Extract exactly the lines from the top of the records through the line containing "w.set_zorder(5)", and keep pictures out of the copy.

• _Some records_
——————————

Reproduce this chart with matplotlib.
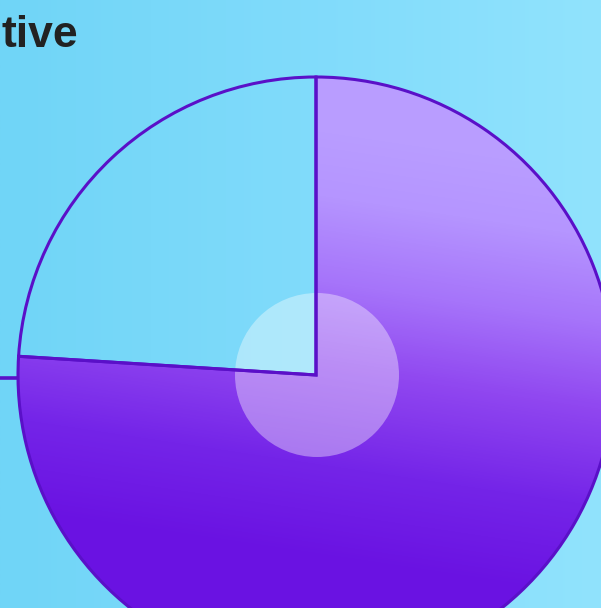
import numpy as np
import matplotlib
matplotlib.use("Agg")
import matplotlib.pyplot as plt
from matplotlib.colors import LinearSegmentedColormap

# Data
labels = ["Complete", "Remaining"]
values = [76, 24]
title_text = "tive"

W, H = 601, 608
fig = plt.figure(figsize=(W / 100, H / 100), dpi=100)
ax = fig.add_axes([0, 0, 1, 1])

# Horizontal background gradient
bg_cmap = LinearSegmentedColormap.from_list("bg", ["#70d5f7", "#80dbfb", "#91e3fd"])
gx = np.linspace(0, 1, 256)[None, :]
ax.imshow(gx, cmap=bg_cmap, extent=[0, W, 0, H], aspect="auto", zorder=0)

cx, cy, r = 316, H - 375, 298
outline = "#5a10c8"

# Leader stub on the left
ax.plot([0, cx - r], [H - 378, H - 378], color=outline, lw=2.6, zorder=2,
        solid_capstyle="butt")

wedges, _ = ax.pie(values, startangle=90, counterclock=False,
                   center=(cx, cy), radius=r,
                   colors=["none", "none"],
                   wedgeprops=dict(edgecolor=outline, linewidth=2.2),
                   frame=True)
ax.set_xlim(0, W)
ax.set_ylim(0, H)
ax.set_aspect("auto")
ax.axis("off")
for w in wedges:
    w.set_zorder(5)

# Purple gradient fill (top light, bottom deep), clipped to the first slice
pur_cmap = LinearSegmentedColormap.from_list(
    "pur",
    [(0.0, "#6a12e2"), (0.22, "#7424e8"), (0.45, "#9047f0"),
     (0.65, "#a674fa"), (0.85, "#b595ff"), (1.0, "#b99dff")])
yy, xx = np.mgrid[0:H, 0:W]
# position along a nearly vertical axis, slightly tilted toward upper right
t = (yy - (H - 560)) + 0.15 * (xx - cx)
t = np.clip(t / (560 - 130), 0, 1)
img = ax.imshow(t, cmap=pur_cmap, extent=[0, W, 0, H], origin="lower",
                aspect="auto", zorder=3)
img.set_clip_path(wedges[0])

# Translucent inner disc, beneath the slice outlines
ax.add_patch(plt.Circle((cx + 1, cy), 82, facecolor="white", alpha=0.38,
                        edgecolor="none", zorder=4))

ax.text(1, H - 47, title_text, ha="left", va="baseline", fontsize=32,
        fontweight="bold", color="#222222", family="Liberation Sans", zorder=6)

fig.savefig("out.png", dpi=100)
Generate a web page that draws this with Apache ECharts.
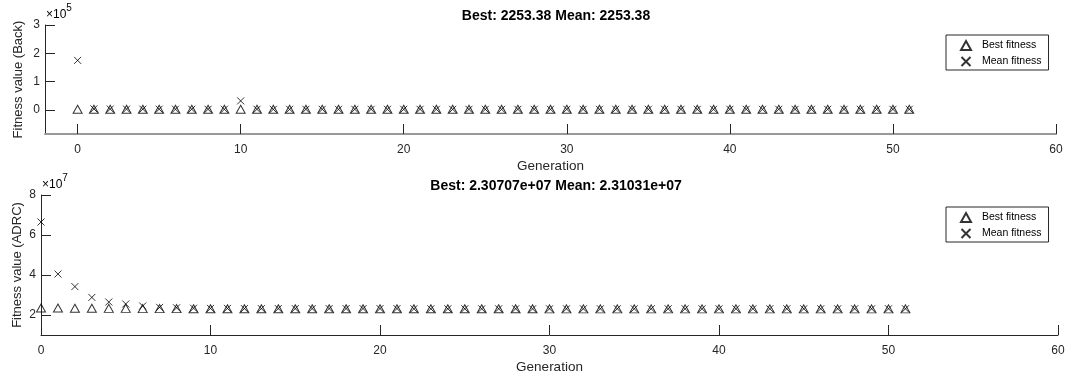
<!DOCTYPE html>
<html>
<head>
<meta charset="utf-8">
<script src="https://cdn.jsdelivr.net/npm/echarts@6/dist/echarts.min.js"></script>
<style>
  html, body { margin: 0; padding: 0; background: #fff; }
  #chart { width: 1070px; height: 378px; }
</style>
</head>
<body>
<div id="chart"></div>
<script>
// generations 0..51
const generations = [0,1,2,3,4,5,6,7,8,9,10,11,12,13,14,15,16,17,18,19,20,21,22,23,24,25,
  26,27,28,29,30,31,32,33,34,35,36,37,38,39,40,41,42,43,44,45,46,47,48,49,50,51];

// upper plot (Back)
const backBest = [2253.38,2253.38,2253.38,2253.38,2253.38,2253.38,2253.38,2253.38,2253.38,2253.38,
  2253.38,2253.38,2253.38,2253.38,2253.38,2253.38,2253.38,2253.38,2253.38,2253.38,
  2253.38,2253.38,2253.38,2253.38,2253.38,2253.38,2253.38,2253.38,2253.38,2253.38,
  2253.38,2253.38,2253.38,2253.38,2253.38,2253.38,2253.38,2253.38,2253.38,2253.38,
  2253.38,2253.38,2253.38,2253.38,2253.38,2253.38,2253.38,2253.38,2253.38,2253.38,
  2253.38,2253.38];
const backMean = [175000,3600,3100,2900,2700,2600,2500,2450,2400,2350,
  32000,2300,2253.38,2253.38,2253.38,2253.38,2253.38,2253.38,2253.38,2253.38,
  2253.38,2253.38,2253.38,2253.38,2253.38,2253.38,2253.38,2253.38,2253.38,2253.38,
  2253.38,2253.38,2253.38,2253.38,2253.38,2253.38,2253.38,2253.38,2253.38,2253.38,
  2253.38,2253.38,2253.38,2253.38,2253.38,2253.38,2253.38,2253.38,2253.38,2253.38,
  2253.38,2253.38];

// lower plot (ADRC)
const adrcBest = [2.35e7,2.35e7,2.34e7,2.34e7,2.33e7,2.33e7,2.32e7,2.32e7,2.32e7,2.31e7,
  2.31e7,2.31e7,2.31e7,2.31e7,2.31e7,2.31e7,2.31e7,2.31e7,2.31e7,2.31e7,
  2.31e7,2.31e7,2.31e7,2.31e7,2.31e7,2.31e7,2.31e7,2.31e7,2.31e7,2.31e7,
  2.3071e7,2.3071e7,2.3071e7,2.3071e7,2.3071e7,2.3071e7,2.3071e7,2.3071e7,2.3071e7,2.3071e7,
  2.3071e7,2.3071e7,2.3071e7,2.3071e7,2.3071e7,2.3071e7,2.3071e7,2.3071e7,2.3071e7,2.3071e7,
  2.3071e7,2.3071e7];
const adrcMean = [6.65e7,4.05e7,3.42e7,2.88e7,2.65e7,2.55e7,2.45e7,2.38e7,2.36e7,2.34e7,
  2.33e7,2.33e7,2.32e7,2.32e7,2.32e7,2.32e7,2.32e7,2.32e7,2.32e7,2.32e7,
  2.32e7,2.32e7,2.31e7,2.31e7,2.31e7,2.31e7,2.31e7,2.31e7,2.31e7,2.31e7,
  2.3103e7,2.3103e7,2.3103e7,2.3103e7,2.3103e7,2.3103e7,2.3103e7,2.3103e7,2.3103e7,2.3103e7,
  2.3103e7,2.3103e7,2.3103e7,2.3103e7,2.3103e7,2.3103e7,2.3103e7,2.3103e7,2.3103e7,2.3103e7,
  2.3103e7,2.3103e7];

const xTicks = [0, 10, 20, 30, 40, 50, 60];
const backTicks = [0, 1e5, 2e5, 3e5];
const adrcTicks = [2e7, 4e7, 6e7, 8e7];

const titles = ['Best: 2253.38 Mean: 2253.38', 'Best: 2.30707e+07 Mean: 2.31031e+07'];
const yNames = ['Fitness value (Back)', 'Fitness value (ADRC)'];
const seriesNames = ['Best fitness', 'Mean fitness'];

const FONT = '"Liberation Sans", Arial, sans-serif';
const INK = '#262626';
const crossPath = 'path://M0,0L10,10M10,0L0,10';

function pairs(vals) {
  return generations.map((g, i) => [g, vals[i]]);
}

function xAxisOpt(idx, min, lineColor) {
  return {
    type: 'value', gridIndex: idx, min: min, max: 60,
    name: 'Generation', nameLocation: 'middle', nameGap: 25,
    nameTextStyle: { fontFamily: FONT, fontSize: 13.5, color: INK },
    axisLine: { onZero: false, lineStyle: { color: lineColor, width: idx === 0 ? 2 : 1 } },
    axisTick: { inside: true, length: 10, customValues: xTicks, lineStyle: { color: INK } },
    axisLabel: { customValues: xTicks, margin: 10, fontFamily: FONT, fontSize: 12, color: INK },
    splitLine: { show: false }
  };
}

function yAxisOpt(idx, min, max, ticks, scale, gap) {
  return {
    type: 'value', gridIndex: idx, min: min, max: max,
    name: yNames[idx], nameLocation: 'middle', nameGap: gap, nameMoveOverlap: false,
    nameTextStyle: { fontFamily: FONT, fontSize: 13, color: INK },
    axisLine: { show: true, onZero: false, lineStyle: { color: INK } },
    axisTick: { show: true, inside: true, length: 10, customValues: ticks, lineStyle: { color: INK } },
    axisLabel: {
      customValues: ticks, margin: 5, fontFamily: FONT, fontSize: 12, color: INK,
      formatter: v => String(Math.round(v / scale))
    },
    splitLine: { show: false }
  };
}

function legendOpt(top) {
  return {
    data: seriesNames, orient: 'vertical', left: 946, top: top,
    padding: [5, 7, 3, 14], itemGap: 5, itemWidth: 10, itemHeight: 9,
    borderColor: INK, borderWidth: 1, borderRadius: 0, backgroundColor: '#fff',
    textStyle: { fontFamily: FONT, fontSize: 10.5, color: '#000', padding: [0, 0, 0, 6] }
  };
}

function bestSeries(idx, vals) {
  return {
    name: seriesNames[0], type: 'scatter', xAxisIndex: idx, yAxisIndex: idx,
    symbol: 'triangle', symbolSize: [9, 8],
    itemStyle: { color: 'rgba(0,0,0,0)', borderColor: '#000', borderWidth: 1 },
    data: pairs(vals), z: 3
  };
}

function meanSeries(idx, vals) {
  return {
    name: seriesNames[1], type: 'scatter', xAxisIndex: idx, yAxisIndex: idx,
    symbol: crossPath, symbolSize: 7,
    itemStyle: { color: 'rgba(0,0,0,0)', borderColor: '#000', borderWidth: 1 },
    data: pairs(vals), z: 4
  };
}

function expLabel(x, y, exp) {
  return {
    type: 'text', left: x, top: y,
    style: {
      text: '{a|×10}{b|' + exp + '}',
      rich: {
        a: { fontFamily: FONT, fontSize: 12, color: INK, padding: [6, 0, 0, 0] },
        b: { fontFamily: FONT, fontSize: 10, color: INK, verticalAlign: 'top' }
      }
    }
  };
}

const chart = echarts.init(document.getElementById('chart'));
chart.setOption({
  animation: false,
  backgroundColor: '#fff',
  title: [
    { text: titles[0], left: 551, top: 4, textAlign: 'center',
      textStyle: { fontFamily: FONT, fontSize: 14, fontWeight: 'bold', color: '#000' } },
    { text: titles[1], left: 551, top: 174, textAlign: 'center',
      textStyle: { fontFamily: FONT, fontSize: 14, fontWeight: 'bold', color: '#000' } }
  ],
  legend: [legendOpt(35), legendOpt(207)],
  grid: [
    { left: 45, top: 25, width: 1011, height: 109, outerBoundsMode: 'none' },
    { left: 41, top: 195, width: 1017, height: 140, outerBoundsMode: 'none' }
  ],
  xAxis: [xAxisOpt(0, -2, '#999'), xAxisOpt(1, 0, INK)],
  yAxis: [
    yAxisOpt(0, -0.85e5, 3e5, backTicks, 1e5, 20),
    yAxisOpt(1, 1e7, 8e7, adrcTicks, 1e7, 17)
  ],
  graphic: [expLabel(46, 3, '5'), expLabel(42, 173, '7')],
  series: [
    bestSeries(0, backBest), meanSeries(0, backMean),
    bestSeries(1, adrcBest), meanSeries(1, adrcMean)
  ]
});
</script>
</body>
</html>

——————————

• _TASK OUTPUT_
Reproduce this chart with matplotlib.
import numpy as np
import matplotlib
matplotlib.use("Agg")
import matplotlib.pyplot as plt
from matplotlib.colors import LinearSegmentedColormap

# Data
labels = ["Complete", "Remaining"]
values = [76, 24]
title_text = "tive"

W, H = 601, 608
fig = plt.figure(figsize=(W / 100, H / 100), dpi=100)
ax = fig.add_axes([0, 0, 1, 1])

# Horizontal background gradient
bg_cmap = LinearSegmentedColormap.from_list("bg", ["#70d5f7", "#80dbfb", "#91e3fd"])
gx = np.linspace(0, 1, 256)[None, :]
ax.imshow(gx, cmap=bg_cmap, extent=[0, W, 0, H], aspect="auto", zorder=0)

cx, cy, r = 316, H - 375, 298
outline = "#5a10c8"

# Leader stub on the left
ax.plot([0, cx - r], [H - 378, H - 378], color=outline, lw=2.6, zorder=2,
        solid_capstyle="butt")

wedges, _ = ax.pie(values, startangle=90, counterclock=False,
                   center=(cx, cy), radius=r,
                   colors=["none", "none"],
                   wedgeprops=dict(edgecolor=outline, linewidth=2.2),
                   frame=True)
ax.set_xlim(0, W)
ax.set_ylim(0, H)
ax.set_aspect("auto")
ax.axis("off")
for w in wedges:
    w.set_zorder(5)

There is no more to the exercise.